Alhasil banyak raja-raja melampiaskan kesewenangannya, tapi berlindung pada Kebenaran Tuhan. Ini juga ditentang kaum monarchomachen. Bukan sekedar pengikut “politique” tadi.
Theodore Beza, murid John Calvin berada di garis depan pengusungnya. Dia menganggap, kekuasaan tetap berada dalam domain “Kehendak Tuhan.” Tapi polarisasi Imperum Romanum Socrum itu yang harus dievaluasi. Bukan disingkirkan.
Kemudian, pasca tragedy “Massacre de Paris (1517)” tadi, Dupllesis Mornay juga membuat gempar Eropa. Dia pengusung ‘monarchomach’ juga. Bukan pengikut ‘politique’. Mornay menyatakan kekuasaan tetap ranah ‘Kehendak Tuhan.” Bukan kehendak manusia. Karena manusia tak memiliki ‘kehendak bebas’. Sebagaimana doktrin kaum ‘politique.’
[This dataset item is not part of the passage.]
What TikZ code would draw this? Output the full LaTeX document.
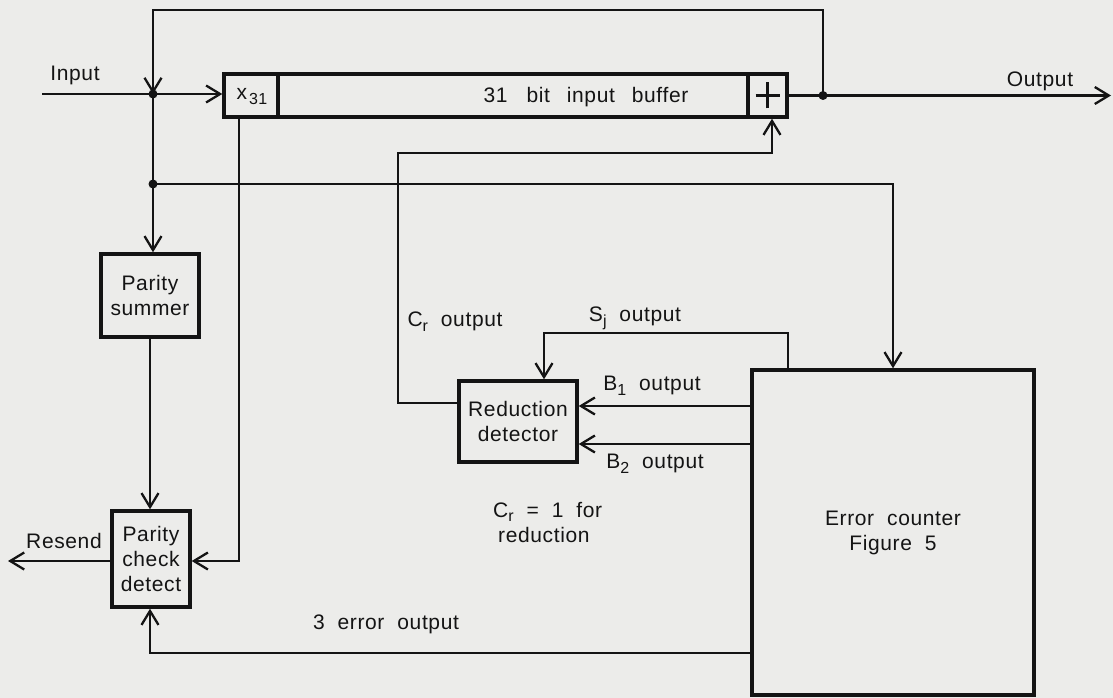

Tapi aroma Eropa memang berubah. Krisis pada otoritas agama makin menjadi. Alhasil filsafat makin digilai. Descartes menjadi bak ‘nabi’. Teorinya diikuti. Kebenaran harus mutlak pada rasio. Tak ada “Kebenaran” yang bukan datang dari rasio manusia. Teori ini yang mewabah. Inilah awal modernisme. Dari sanalah ajang pemisahan “negara dan agama” makin menjadi. Itulah yang digemboskan kaum “politique”.
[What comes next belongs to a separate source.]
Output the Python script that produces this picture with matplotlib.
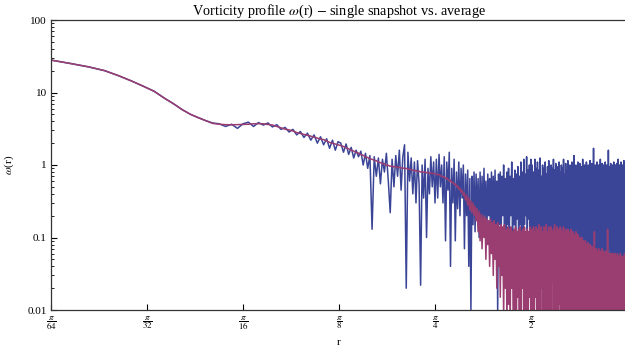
import numpy as np
import matplotlib.pyplot as plt
from matplotlib.ticker import FixedLocator, LogLocator, NullFormatter

plt.rcParams['font.family'] = ['Liberation Serif', 'DejaVu Serif']
plt.rcParams['mathtext.fontset'] = 'stix'

# --- data: omega(r) sampled on a uniform r grid from pi/64 to pi ---
# single snapshot
snap_a = [28.0, 25.0, 22.5, 20.0, 17.0, 14.4, 12.2, 10.4, 8.4, 7.0,
          5.8, 5.0, 4.5, 4.1, 3.8, 3.7, 3.4, 3.65, 3.2, 3.7]
snap_b = [3.9, 3.4, 3.85, 3.55, 3.8, 3.35, 3.6, 3.1, 3.3, 2.85,
          3.1, 2.6, 2.9, 2.4, 2.75, 2.2, 2.6, 2.0, 2.45, 1.9,
          2.3, 1.7, 2.2, 1.6, 2.1]
snap_c = [2.0, 1.5, 1.95, 1.4, 1.75, 1.25, 1.6, 1.3, 1.55, 1.0,
          1.45, 0.9, 1.35, 0.13, 1.3, 0.7, 1.25, 0.55, 1.2, 0.8,
          1.45, 0.6, 0.22, 1.2, 0.5, 1.35, 0.7, 1.6, 0.45, 1.3,
          1.9, 0.02, 1.5, 0.6, 1.25, 0.4, 1.1, 0.3, 1.15, 0.55,
          0.022, 1.0, 0.35, 1.2, 0.1, 0.9, 0.4, 1.3, 0.5, 1.1, 0.3]
snap_d = [1.2, 0.35, 1.4, 0.5, 1.0, 0.3, 1.3, 0.09, 1.1, 0.45,
          1.5, 0.04, 0.9, 0.3, 1.2, 0.09, 0.8, 0.25, 1.1, 0.2,
          0.9, 0.35, 1.0, 0.07, 0.75, 0.2, 0.85, 0.04, 0.65, 0.01,
          0.7, 0.15, 0.8, 0.12, 0.75, 0.2, 0.65, 0.1, 0.8, 0.15,
          0.7, 0.12, 0.9, 0.18, 0.6, 0.1, 0.75, 0.2, 0.65, 0.08,
          0.8, 0.15, 0.7, 0.12, 0.85, 0.1, 0.6, 0.009, 0.75, 0.15,
          0.8, 0.1, 0.7, 0.2, 1.0, 0.12, 0.65, 0.09, 0.8, 0.15,
          0.9, 0.12, 0.7, 0.2, 1.1, 0.1, 0.65, 0.15, 0.85, 0.08,
          0.75, 0.18, 0.95, 0.1, 0.7, 0.15, 1.1, 0.12, 0.8, 0.08,
          1.2, 0.15, 0.75, 0.2, 1.3, 0.1, 0.85, 0.18, 1.0, 0.12, 1.2]
snap_e = [0.1, 1.0, 0.08, 0.8, 0.12, 1.2, 0.07, 0.9, 0.012, 1.1,
          0.1, 0.85, 0.06, 1.25, 0.09, 0.7, 0.12, 1.0, 0.05, 0.9,
          0.08, 1.1, 0.11, 0.75, 0.02, 0.95, 0.07, 1.15, 0.1, 0.8,
          0.06, 1.0, 0.12, 0.9, 0.08, 1.2, 0.05, 0.85, 0.1, 1.05,
          0.09, 0.7, 0.06, 0.95, 0.12, 1.1, 0.07, 0.8, 0.01, 1.0,
          0.1, 0.9, 0.05, 1.2, 0.11, 0.75, 0.08, 1.05, 0.06, 0.85,
          0.1, 1.15, 0.07, 0.9, 0.09, 1.0, 0.05, 0.8, 0.11, 1.1,
          0.07, 0.95, 0.03, 1.35, 0.09, 0.85, 0.1, 1.0, 0.06, 0.9,
          0.08, 1.1, 0.1, 0.8, 0.05, 1.05, 0.09, 0.75, 0.07, 0.95,
          0.1, 1.2, 0.05, 0.85, 0.09, 1.0, 0.07, 0.9, 0.012, 1.1,
          0.08, 0.8, 0.06, 1.0, 0.1, 0.9, 0.07, 1.15, 0.05, 0.85,
          0.09, 1.05, 0.06, 0.95, 0.08, 1.7, 0.05, 0.8, 0.1, 1.0,
          0.06, 0.9, 0.08, 1.1, 0.04, 0.85, 0.09, 1.0, 0.06, 0.75,
          0.08, 1.2, 0.05, 0.9, 0.09, 1.05, 0.07, 0.8, 0.04, 1.0,
          0.08, 0.85, 0.06, 1.1, 0.07, 0.9, 0.015, 1.0, 0.09, 0.8,
          0.05, 1.6, 0.07, 0.95, 0.08, 0.85, 0.06, 1.05, 0.04, 0.9,
          0.07, 1.0, 0.05, 0.8, 0.08, 1.1, 0.04, 0.9, 0.07, 1.0,
          0.06, 0.85, 0.04, 1.05, 0.07, 0.9, 0.05, 1.2, 0.06, 0.8,
          0.04, 1.0, 0.07, 0.9, 0.05, 1.1, 0.01, 0.85, 0.06, 1.0,
          0.05, 0.9, 0.07, 1.15, 0.04, 0.8, 0.06, 1.0, 0.05, 0.95,
          0.06, 1.1, 0.05]

# time average
avg_a = [28.0, 25.0, 22.5, 20.0, 17.0, 14.4, 12.2, 10.4, 8.4, 7.0,
         5.8, 5.0, 4.5, 4.1, 3.75, 3.65, 3.6, 3.58, 3.6, 3.62]
avg_b = [3.65, 3.7, 3.72, 3.7, 3.62, 3.56, 3.4, 3.25, 3.12, 3.05,
         2.95, 2.8, 2.72, 2.65, 2.58, 2.5, 2.42, 2.35, 2.28, 2.24,
         2.15, 2.05, 2.0, 1.95, 1.9]
avg_c = [1.85, 1.8, 1.72, 1.67, 1.6, 1.56, 1.49, 1.46, 1.39, 1.36,
         1.29, 1.27, 1.21, 1.2, 1.16, 1.15, 1.09, 1.08, 1.04, 1.04,
         0.99, 0.99, 0.96, 0.97, 0.94, 0.95, 0.92, 0.93, 0.91, 0.91,
         0.89, 0.9, 0.87, 0.88, 0.85, 0.85, 0.83, 0.84, 0.81, 0.82,
         0.8, 0.81, 0.79, 0.8, 0.78, 0.79, 0.77, 0.78, 0.76, 0.77, 0.75]
avg_d = [0.75, 0.73, 0.74, 0.71, 0.70, 0.68, 0.69, 0.65, 0.66, 0.63,
         0.6, 0.62, 0.57, 0.58, 0.54, 0.55, 0.5, 0.52, 0.46, 0.48,
         0.42, 0.45, 0.38, 0.41, 0.33, 0.38, 0.28, 0.35, 0.24, 0.32,
         0.22, 0.3, 0.2, 0.27, 0.17, 0.25, 0.12, 0.23, 0.09, 0.21,
         0.07, 0.2, 0.1, 0.19, 0.05, 0.18, 0.08, 0.17, 0.04, 0.18,
         0.06, 0.16, 0.03, 0.17, 0.05, 0.15, 0.02, 0.16, 0.04, 0.14,
         0.015, 0.15, 0.03, 0.14, 0.008, 0.15, 0.02, 0.13, 0.006, 0.14,
         0.012, 0.13, 0.005, 0.14, 0.02, 0.12, 0.004, 0.13, 0.01, 0.14,
         0.005, 0.12, 0.015, 0.13, 0.003, 0.14, 0.008, 0.12, 0.02, 0.13,
         0.004, 0.14, 0.01, 0.12, 0.005, 0.13, 0.003, 0.12, 0.015, 0.14, 0.006]
avg_e = [0.004, 0.13, 0.006, 0.14, 0.003, 0.12, 0.015, 0.14, 0.005, 0.13,
         0.002, 0.15, 0.008, 0.13, 0.004, 0.14, 0.02, 0.12, 0.003, 0.14,
         0.006, 0.13, 0.004, 0.15, 0.01, 0.12, 0.003, 0.14, 0.007, 0.13,
         0.002, 0.14, 0.005, 0.12, 0.025, 0.13, 0.004, 0.15, 0.006, 0.12,
         0.003, 0.14, 0.008, 0.13, 0.004, 0.12, 0.012, 0.14, 0.005, 0.13,
         0.002, 0.12, 0.006, 0.14, 0.004, 0.11, 0.018, 0.13, 0.003, 0.12,
         0.007, 0.13, 0.004, 0.11, 0.002, 0.12, 0.009, 0.13, 0.005, 0.11,
         0.003, 0.12, 0.015, 0.1, 0.004, 0.11, 0.006, 0.12, 0.003, 0.1,
         0.008, 0.11, 0.004, 0.09, 0.002, 0.1, 0.012, 0.09, 0.005, 0.1,
         0.003, 0.085, 0.007, 0.09, 0.004, 0.08, 0.02, 0.09, 0.003, 0.08,
         0.006, 0.075, 0.004, 0.085, 0.002, 0.07, 0.01, 0.08, 0.005, 0.07,
         0.003, 0.075, 0.008, 0.065, 0.004, 0.07, 0.015, 0.12, 0.003, 0.065,
         0.006, 0.07, 0.002, 0.06, 0.009, 0.065, 0.004, 0.07, 0.003, 0.06,
         0.012, 0.065, 0.005, 0.06, 0.003, 0.07, 0.007, 0.055, 0.004, 0.065,
         0.002, 0.06, 0.01, 0.055, 0.004, 0.065, 0.006, 0.06, 0.003, 0.13,
         0.005, 0.06, 0.008, 0.055, 0.003, 0.06, 0.02, 0.055, 0.004, 0.06,
         0.006, 0.05, 0.003, 0.06, 0.01, 0.055, 0.004, 0.05, 0.007, 0.06,
         0.003, 0.055, 0.012, 0.05, 0.004, 0.06, 0.006, 0.05, 0.002, 0.055,
         0.008, 0.05, 0.004, 0.06, 0.015, 0.05, 0.003, 0.055, 0.006, 0.05,
         0.004, 0.055, 0.01, 0.05, 0.003, 0.06, 0.007, 0.05, 0.004, 0.055,
         0.006, 0.05, 0.003]

snapshot = snap_a + snap_b + snap_c + snap_d + snap_e
average = avg_a + avg_b + avg_c + avg_d + avg_e

r_snap = np.linspace(np.pi / 64, np.pi, len(snapshot))
r_avg = np.linspace(np.pi / 64, np.pi, len(average))

tick_pos = [np.pi / 64, np.pi / 32, np.pi / 16, np.pi / 8, np.pi / 4, np.pi / 2, np.pi]
tick_lab = [r'$\dfrac{\pi}{64}$', r'$\dfrac{\pi}{32}$', r'$\dfrac{\pi}{16}$', r'$\dfrac{\pi}{8}$',
            r'$\dfrac{\pi}{4}$', r'$\dfrac{\pi}{2}$', r'$\pi$']

# --- plot ---
fig = plt.figure(figsize=(6.25, 3.56), dpi=100)
ax = fig.add_axes([51 / 625, 46 / 356, 576 / 625, 290 / 356])

ax.plot(r_snap, snapshot, color='#3b4597', lw=1.1)
ax.plot(r_avg, average, color='#9a3d70', lw=1.1)

ax.set_xscale('log', base=2)
ax.set_yscale('log')
ax.set_xlim(np.pi / 64, np.pi)
ax.set_ylim(0.01, 100)

ax.xaxis.set_major_locator(FixedLocator(tick_pos))
ax.set_xticklabels(tick_lab, fontsize=6.5)
ax.xaxis.set_minor_locator(FixedLocator([]))
ax.set_yticks([0.01, 0.1, 1, 10, 100])
ax.set_yticklabels(['0.01', '0.1', '1', '10', '100'], fontsize=8)
ax.yaxis.set_minor_locator(LogLocator(base=10, subs=np.arange(2, 10)))
ax.yaxis.set_minor_formatter(NullFormatter())

ax.tick_params(which='major', direction='in', length=4, width=0.8, pad=3)
ax.tick_params(which='minor', direction='in', length=2, width=0.6)
ax.tick_params(top=False, right=False, which='both')
for s in ['left', 'bottom', 'top']:
    ax.spines[s].set_linewidth(0.9)
    ax.spines[s].set_color('#333333')
ax.spines['right'].set_visible(False)

ax.set_title(r'Vorticity profile $\omega$(r) $-$ single snapshot vs. average', fontsize=10.3, pad=4)
ax.set_xlabel('r', fontsize=8, labelpad=4)
ax.set_ylabel(r'$\omega$(r)', fontsize=8, labelpad=8)

fig.savefig('out.png', dpi=100)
Makanya politik tak membenarkan agama berada dalam lingkaran penentu kekuasaan. Karena sepenunya percaya “kehendak bebas” tadi.
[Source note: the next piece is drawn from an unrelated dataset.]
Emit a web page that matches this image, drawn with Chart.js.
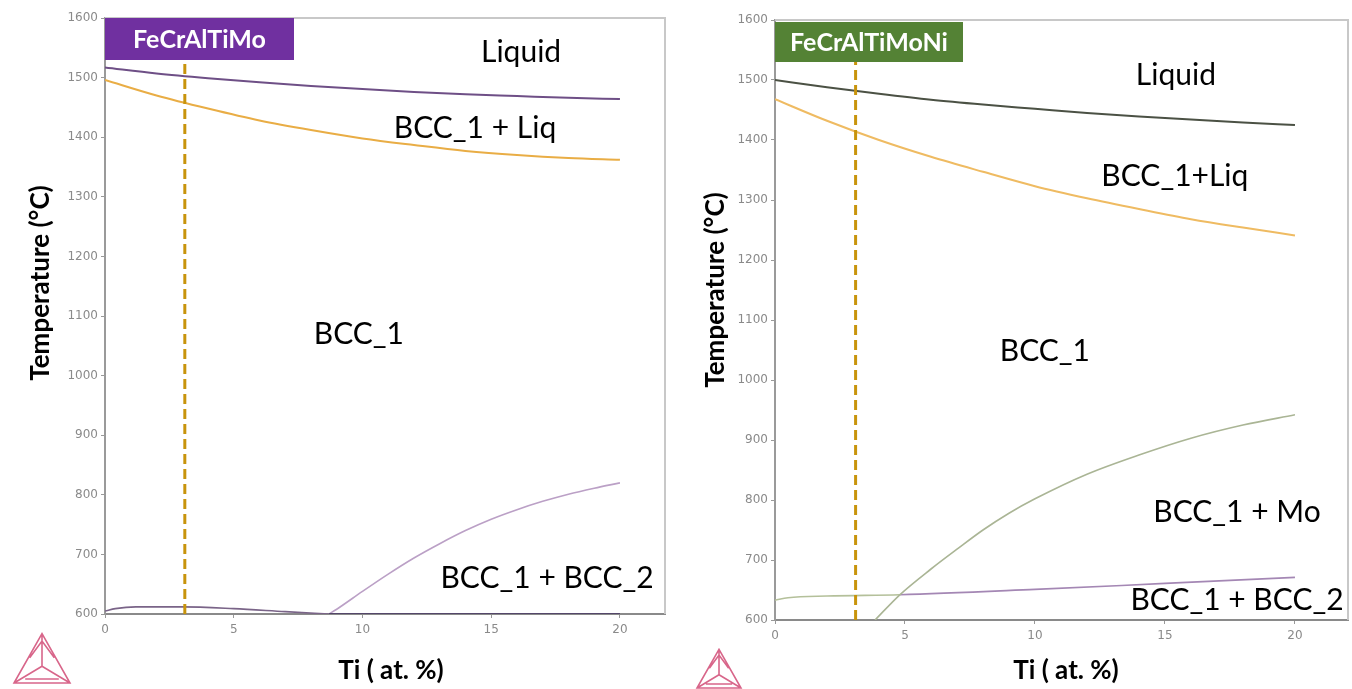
<!DOCTYPE html>
<html>
<head>
<meta charset="utf-8">
<script src="https://cdn.jsdelivr.net/npm/chart.js@4/dist/chart.umd.min.js"></script>
<style>
  html, body { margin: 0; padding: 0; background: #fff; }
  body { width: 1352px; height: 689px; position: relative; overflow: hidden; }
  canvas { position: absolute; top: 0; }
  #chart-mo { left: 0; }
  #chart-ni { left: 676px; }
</style>
</head>
<body>
<canvas id="chart-mo" width="676" height="689"></canvas>
<canvas id="chart-ni" width="676" height="689"></canvas>
<script>
// Ti content (at. %) vs temperature (°C), two isopleths.

const xTicks = [0, 5, 10, 15, 20];
const alloyTi = 3.1;

// FeCrAlTiMo
const moTi       = [0, 2, 4, 6, 8, 10, 12, 14, 16, 18, 20];
const moLiquidus = [1517, 1507, 1499, 1492, 1486, 1481, 1476, 1472, 1469, 1466, 1464];
const moSolidus  = [1496, 1470, 1448, 1428, 1412, 1398, 1387, 1377, 1370, 1365, 1362];
const moLowTi    = [0, 0.4, 1.2, 3, 5, 7, 8.7];
const moLowT     = [605, 609, 612, 612, 609, 604, 600];
const moBaseTi   = [8.7, 20];
const moBaseT    = [600, 600];
const moBcc2Ti   = [8.7, 9, 10, 11, 12, 13, 14, 15, 16, 17, 18, 19, 20];
const moBcc2T    = [600, 608, 638, 667, 694, 718, 740, 759, 775, 789, 801, 811, 820];
const moLabels   = ['Liquid', 'BCC_1 + Liq', 'BCC_1', 'BCC_1 + BCC_2'];
const moLabelAt  = [[16.16, 1543], [14.37, 1415], [9.86, 1070], [17.17, 660]];

// FeCrAlTiMoNi
const niTi       = [0, 2, 4, 6, 8, 10, 12, 14, 16, 18, 20];
const niLiquidus = [1500, 1488, 1477, 1467, 1459, 1452, 1445, 1439, 1434, 1429, 1425];
const niSolidus  = [1468, 1432, 1400, 1372, 1347, 1323, 1303, 1285, 1268, 1254, 1241];
const niMoTi     = [3.85, 4.8, 6, 7, 8, 9, 10, 12, 14, 16, 18, 20];
const niMoT      = [600, 642, 685, 718, 750, 778, 802, 843, 875, 903, 925, 942];
const niBcc2Ti   = [0, 0.5, 2, 4.8, 10, 15, 20];
const niBcc2T    = [633, 637, 640, 642, 651, 661, 671];
const niLabels   = ['Liquid', 'BCC_1+Liq', 'BCC_1', 'BCC_1 + Mo', 'BCC_1 + BCC_2'];
const niLabelAt  = [[15.42, 1507], [15.38, 1340], [10.38, 1047], [17.77, 780], [17.77, 633]];

const pts = (xs, ys) => xs.map((x, i) => ({ x, y: ys[i] }));

function curve(data, color, width) {
  return {
    data, borderColor: color, borderWidth: width || 2,
    pointRadius: 0, fill: false, cubicInterpolationMode: 'monotone',
  };
}

function dashed(top) {
  return {
    data: [{ x: alloyTi, y: 600 }, { x: alloyTi, y: top }],
    borderColor: '#c8940c', borderWidth: 3, borderDash: [10, 5],
    pointRadius: 0, fill: false,
  };
}

// labels, name box, axis titles, frame and logo
const decor = {
  id: 'decor',
  afterDatasetsDraw(chart, args, o) {
    const { ctx, chartArea: a, scales: { x, y } } = chart;
    ctx.save();
    // frame top / right
    ctx.strokeStyle = '#c8c8c8';
    ctx.lineWidth = 2;
    ctx.beginPath();
    ctx.moveTo(a.left, a.top); ctx.lineTo(a.right, a.top); ctx.lineTo(a.right, a.bottom);
    ctx.stroke();

    // region labels
    ctx.fillStyle = '#000';
    ctx.font = '30px Lato';
    ctx.textAlign = 'center';
    ctx.textBaseline = 'middle';
    o.labels.forEach((t, i) => {
      ctx.fillText(t, x.getPixelForValue(o.labelAt[i][0]), y.getPixelForValue(o.labelAt[i][1]));
    });

    // alloy name box
    ctx.fillStyle = o.boxColor;
    ctx.fillRect(a.left, o.box[1], o.box[0], o.box[2]);
    ctx.fillStyle = '#fff';
    ctx.font = 'bold 25px Lato';
    ctx.fillText(o.name, a.left + o.box[0] / 2, o.box[1] + o.box[2] / 2 + 1);

    // axis titles
    ctx.fillStyle = '#000';
    ctx.font = 'bold 26px Lato';
    ctx.fillText('Ti ( at. %)', o.xTitle[0], o.xTitle[1]);
    ctx.translate(o.yTitle[0], o.yTitle[1]);
    ctx.rotate(-Math.PI / 2);
    ctx.fillText('Temperature (°C)', 0, 0);
    ctx.restore();

    // logo
    const [lx, ly, s] = o.logo;
    const P = [[lx, ly], [lx + s, ly], [lx + s / 2, ly - s * 0.88]];
    const c = [lx + s / 2, ly - s * 0.3];
    ctx.save();
    ctx.strokeStyle = '#d8668a';
    ctx.lineWidth = 1.6;
    ctx.beginPath();
    ctx.moveTo(...P[0]); ctx.lineTo(...P[1]); ctx.lineTo(...P[2]); ctx.closePath();
    P.forEach(p => { ctx.moveTo(...p); ctx.lineTo(...c); });
    ctx.moveTo(lx + s * 0.2, ly - 4); ctx.lineTo(lx + s * 0.8, ly - 4);
    ctx.moveTo(lx + s * 0.28, ly - s * 0.45); ctx.lineTo(lx + s / 2, ly - s * 0.75);
    ctx.lineTo(lx + s * 0.72, ly - s * 0.45);
    ctx.stroke();
    ctx.restore();
  },
};

function makeChart(id, datasets, xMax, pad, yWidth, xHeight, decorOpts) {
  return new Chart(document.getElementById(id), {
    type: 'line',
    data: { datasets },
    options: {
      responsive: false,
      animation: false,
      layout: { padding: pad },
      plugins: { legend: { display: false }, tooltip: { enabled: false }, decor: decorOpts },
      scales: {
        x: {
          type: 'linear', min: 0, max: xMax,
          afterBuildTicks: s => { s.ticks = xTicks.map(v => ({ value: v })); },
          afterFit: s => { s.height = xHeight; },
          border: { color: '#8a8a8a', width: 2 },
          grid: { drawOnChartArea: false, tickLength: 4, color: '#999' },
          ticks: { color: '#8a8a8a', font: { family: 'DejaVu Sans', size: 12 }, padding: 5,
                   callback: v => String(v) },
        },
        y: {
          min: 600, max: 1600,
          afterFit: s => { s.width = yWidth; },
          border: { color: '#9a9a9a', width: 2 },
          grid: { drawOnChartArea: false, tickLength: 4, color: '#999' },
          ticks: { stepSize: 100, color: '#8a8a8a', font: { family: 'DejaVu Sans', size: 12 }, padding: 3,
                   callback: v => String(v) },
        },
      },
    },
    plugins: [decor],
  });
}

makeChart('chart-mo', [
  dashed(1560),
  curve(pts(moTi, moLiquidus), '#6e4f86', 2),
  curve(pts(moTi, moSolidus), '#e9ad45', 2),
  curve(pts(moLowTi, moLowT), '#7a6488', 1.6),
  curve(pts(moBaseTi, moBaseT), '#54476a', 2),
  curve(pts(moBcc2Ti, moBcc2T), '#bba0c6', 1.6),
], 21.75, { left: 0, top: 18, right: 11, bottom: 0 }, 105, 75, {
  labels: moLabels, labelAt: moLabelAt,
  name: 'FeCrAlTiMo', boxColor: '#7030a0', box: [189, 18, 42],
  xTitle: [391, 671], yTitle: [41, 283], logo: [14, 683, 56],
});

makeChart('chart-ni', [
  dashed(1560),
  curve(pts(niTi, niLiquidus), '#4b5144', 2),
  curve(pts(niTi, niSolidus), '#efbb62', 2),
  curve(pts(niMoTi, niMoT), '#aab595', 1.6),
  {
    ...curve(pts(niBcc2Ti, niBcc2T), '#a487b4', 1.6),
    segment: { borderColor: c => c.p0.parsed.x < 4.8 ? '#b4c09a' : '#a487b4' },
  },
], 22.04, { left: 0, top: 20, right: 4, bottom: 0 }, 99, 69, {
  labels: niLabels, labelAt: niLabelAt,
  name: 'FeCrAlTiMoNi', boxColor: '#548235', box: [188, 22, 40],
  xTitle: [1066 - 676, 671], yTitle: [716 - 676, 290], logo: [21, 688, 44],
});
</script>
</body>
</html>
Goethe telah mengingatkan. Tentang bahayanya berpikir “kehendak bebas”. Karena Goethe meyakini, segala sesuatunya berasal dari Tuhan. Goethe bilang, tumbuhan, baik ranting, daun, akar, cabang, maka itu disebut sebagai tumbuhan. Bukan terpisah dari induknya. “Free will” menganggap, Gerakan jari berbeda dengan jari.
Imam Ghazali telah membantah ini. Air dipanaskan oleh api muncul uap, ini tetap ‘Kehendak Tuhan.’ Kaum rasionalis, menganggap lahirnya “uap” sebagai buah dari “kehendak bebas”. Salah kaprah.
Disitulah Robespierre kena batunya. Massacre de Paris (1789) terjadi lagi. Kali ini kaum pengikut ‘kehendak bebas’ membantai kaum ‘Kehendak Tuhan.’ Genosida terjadi. Pengikut Gereja dan Raja dibantai.
Disitulah yang disebut ‘liberte, egalite, fraternite.’ Liberte, artinya merdeka dari ‘Kehendak Tuhan’. Manusia merasa memiliki ‘kebebasan’ dalam mengatur alam dunia ini. Termasuk menentukan ‘penguasa’. Maka dilakukannya election (pemilihan). Ini bagian dari ‘kehendak bebas’ tadi.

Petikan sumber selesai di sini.